Princes William and Harry were kept from prying eyes during their time at Eton thanks to an agreement with the press, but their place in the school's history is now to be commemorated with an official portrait. I'm told the college has asked fashionable portrait painter Nicky Phillips to paint a copy of the picture she did for the National Portrait Gallery, which was unveiled with much fanfare earlier this year. Phillips politely refuses to discuss her work when I call but my fag in the Fives Court says the double portrait will join the school's hall of fame. Perhaps the Prime Minister will be next?
One of the weirder extravagances of recent political history comes to an end as Tim Hames is leaving his £100,000 post as Speaker Bercow's spokesman. A former Times hack, Hames was known to some wags as "Hurler" after an incident in the gutters of Washington DC. His appointment last November was thought to be the first time a House of Commons Speaker has had a special advisor; part of his job was to handle the media, and he was awarded Grade 1 status, entitling him to a salary of between £87,000 and £107,000. Writing in The Times, Hames memorably claimed that it was absurd to think Obama would become President, and promised to eat a load of Tabasco sauce if he was wrong. He leaves to join the British Venture Capital Association in July.
Intriguing peerages must include Madonna's ex-mother-in-law Shireen Ritchie, John Gummer – whose brother is Lord Chadlington of Dean, David Cameron's country neighbour – and senior Telegraph executive Guy Black, (the paper was responsible for dripping the expenses stories). Perhaps most surprising is Matthew Taylor, the former Lib Dem MP for Truro – could it be the same man who stood down at the general election saying, "I have never loved parliament... I don't like this institution. I think it's a 19th-century institution that struggles to be effective in any way in the 21st century.... I won't miss it at all"?
How should the UK resolve its debt crisis? By taking a leaf out of Sarah Ferguson's book, of course. Respected LSE director Howard Davies, speaking at Hay yesterday, said that what Britain needs is good foreign investment. "The Duchess of York was clearly doing her bit to get Prince Andrew to meet overseas investors. We should applaud her for that."
There's even some good news for Fergie: her friend Lisa Marie Presley is said to be moving to Britain. The two became pals last summer in London and Elvis's daughter now plans to leave Los Angeles and buy a home here. She has reportedly looked at houses in Hampstead, and claims to be a fan of the British climate. "I feel any place that is perpetually sunny is suspect and wrong," she has said of Hollywood, adding, "I can honestly say that I am the only person who came to England for the weather. I love the cold and the rain." If Fergie now moves out of Andrew's Windsor home, perhaps they could move in together and found a new Graceland?

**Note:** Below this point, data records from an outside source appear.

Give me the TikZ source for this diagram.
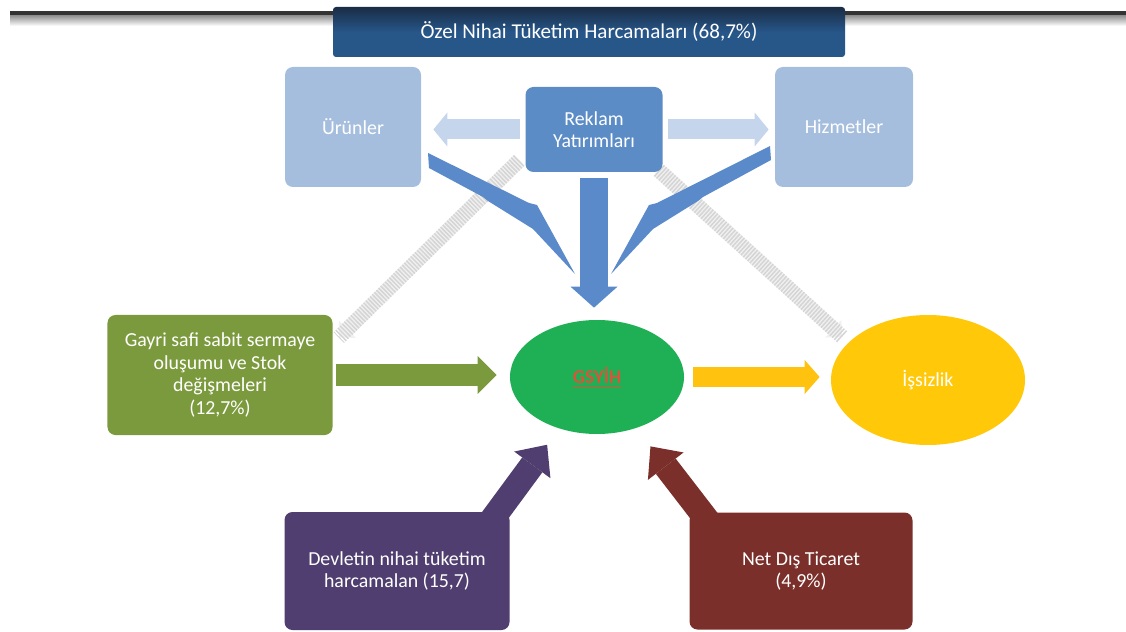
\documentclass[tikz,border=0pt]{standalone}
\usepackage{fontspec}
\setmainfont{Carlito}
\usepackage{tikz}
\usetikzlibrary{arrows.meta,shapes.geometric,backgrounds,calc}
\definecolor{titleblue}{HTML}{275689}
\definecolor{titletop}{HTML}{1A2C44}
\definecolor{paleblue}{HTML}{A6BEDE}
\definecolor{midblue}{HTML}{5B8CC6}
\definecolor{arrowblue}{HTML}{5A8ACA}
\definecolor{lightarrow}{HTML}{C5D6EC}
\definecolor{olivegreen}{HTML}{7B9A3D}
\definecolor{gsgreen}{HTML}{1FB056}
\definecolor{gsred}{HTML}{D9553A}
\definecolor{amber}{HTML}{FFC20E}
\definecolor{amberfill}{HTML}{FFC90A}
\definecolor{plum}{HTML}{4F3E6F}
\definecolor{darkred}{HTML}{7B2F2A}
\definecolor{stripe}{HTML}{D5D5D5}
\definecolor{stripebg}{HTML}{F1F1F1}

\begin{document}
\begin{tikzpicture}[x=0.2mm,y=-0.2mm,
	box/.style={rounded corners=1.6mm,inner sep=1mm,text=white,align=center,font=\fontsize{11.3}{12.8}\selectfont},
	blob/.style={ellipse,inner sep=0pt,align=center,font=\fontsize{11.3}{12.8}\selectfont},
	fat/.style n args={3}{line width=#1,-{Triangle[width=#2,length=#3,line width=0pt]}},
	hatch/.style={line width=3mm,draw=stripebg,-{Triangle[width=4.8mm,length=2.4mm,line width=0pt]},
		postaction={draw=stripe,dash pattern=on 0.3mm off 0.3mm,-}}]
					\useasboundingbox (0,0) rectangle (1126,632);
					\shade[top color=black!45,bottom color=white] (10,15) rectangle (1126,26);
					\fill[black!80] (10,11) rectangle (1126,15);
					\node[box,rounded corners=0.6mm,top color=titletop,bottom color=titleblue,middle color=titleblue,
						minimum width=102.4mm,minimum height=10mm,font=\fontsize{12}{14}\selectfont] (title) at (589,32) {Özel Nihai Tüketim Harcamaları (68,7\%)};
					\node[box,fill=paleblue,minimum width=27.2mm,minimum height=24mm] (urun) at (353,127) {Ürünler};
					\node[box,fill=midblue,minimum width=27.4mm,minimum height=17mm] (reklam) at (594,129.5) {Reklam\\Yatırımları};
					\node[box,fill=paleblue,minimum width=27.6mm,minimum height=24mm] (hizm) at (844,127) {Hizmetler};
					\node[box,fill=olivegreen,minimum width=45mm,minimum height=24mm] (gayri) at (220,375) {Gayri safi sabit sermaye\\oluşumu ve Stok\\değişmeleri\\(12,7\%)};
					\node[blob,fill=gsgreen,text=gsred,minimum width=34.8mm,minimum height=22.8mm,font=\fontsize{11}{12}\selectfont\bfseries] (gsyih) at (597,377) {\underline{GSYİH}};
					\node[blob,fill=amberfill,text=white,minimum width=38.8mm,minimum height=26mm] (issiz) at (928,380) {İşsizlik};
					\node[box,fill=plum,minimum width=45mm,minimum height=23.6mm] (devlet) at (397,571) {Devletin nihai tüketim\\harcamalan (15,7)};
					\node[box,fill=darkred,minimum width=44.6mm,minimum height=23.4mm] (net) at (801,571) {Net Dış Ticaret\\(4,9\%)};
					\begin{scope}[on background layer]
					\draw[hatch] ($(reklam.south west)+(-6,-12)$) -- ($(gayri.north east)+(6,23)$);
					\draw[hatch] ($(reklam.south east)+(-4,-2)$) -- ($(issiz.north west)+(-17,3)$);
					\fill[arrowblue] (428,153) -- (529,203) -- (537,205) -- (575,274) -- (533,229)
						-- (488,201) -- (483,197) -- (429,168) -- cycle;
					\fill[arrowblue] (770,146) -- (657,203) -- (649,205) -- (611,274) -- (653,229)
						-- (698,201) -- (703,197) -- (771,160) -- cycle;
					\draw[fat={4mm}{6.8mm}{2.8mm},lightarrow,shorten <=1mm,shorten >=2.4mm] (reklam.west) -- (reklam.west -| urun.east);
					\draw[fat={4mm}{6.8mm}{2.8mm},lightarrow,shorten <=1mm,shorten >=1.2mm] (reklam.east) -- (reklam.east -| hizm.west);
					\draw[fat={5.6mm}{9.4mm}{4.2mm},arrowblue,shorten <=1.2mm,shorten >=2.4mm] (reklam.south) -- (reklam.south |- gsyih.north);
					\draw[fat={4.4mm}{7.6mm}{3.8mm},olivegreen,shorten <=0.6mm,shorten >=2.6mm] (gayri.east) -- (gayri.east -| gsyih.west);
					\draw[fat={4mm}{6.8mm}{3mm},amber,shorten <=1.8mm,shorten >=2.2mm] (gsyih.east) -- (gsyih.east -| issiz.west);
					\draw[fat={5mm}{9mm}{5mm},plum,shorten <=-4mm,shorten >=4mm] ($(devlet.north east)+(-12,0)$) -- (gsyih);
					\draw[fat={5mm}{9mm}{5mm},darkred,shorten <=-4mm,shorten >=4.6mm] ($(net.north west)+(12,0)$) -- (gsyih);
					\end{scope}
				\end{tikzpicture}
\end{document}
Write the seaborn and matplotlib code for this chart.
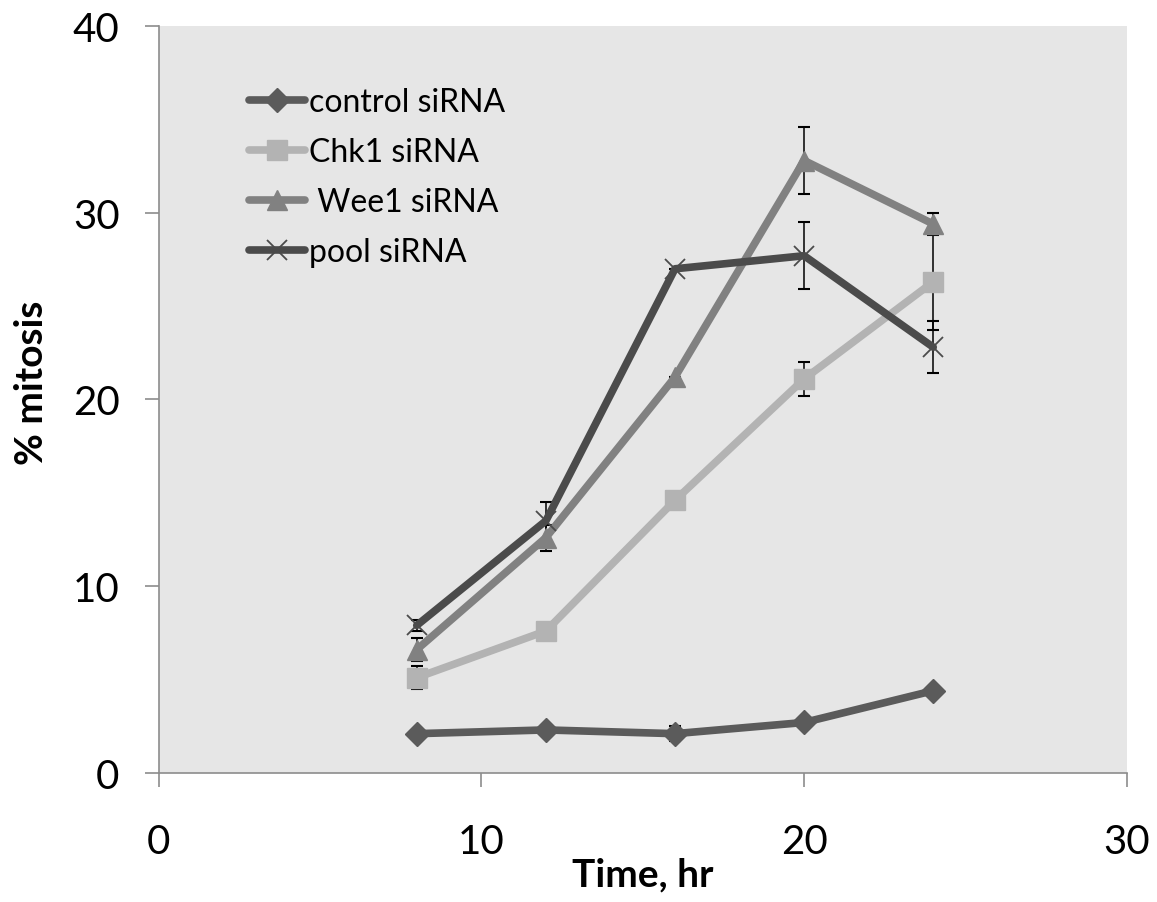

Brat pack novelist Bret Easton Ellis says he will never write another novel again. The author of American Psycho has decided TV and film work is now more his thing, and he is thrilled at a commission to make a high school movie. "I think TV is the future of the novel," he tells the new issue of GQ, "I don't know how patient I am with the novel. Maybe everything that I wanted to do with the novel I've kind of done. I don't know where else to take it or what else to do with it. I'm at a point in my life where that form of expressing myself is no longer that interesting, whereas a high-school curse movie is right up my alley."
Man-about-town Ben Elliott is marking 10 years of success running his concierge service Quintessentially with an awards ceremony, (do we really need another?), but he has more daunting matters on the horizon. The Duchess of Cornwall's nephew tells me he plans to cycle to Land's End next month for charity, having failed a similar jaunt last year. A cycle from London to Paris ended near Dieppe when a collision left him with a dislocated shoulder.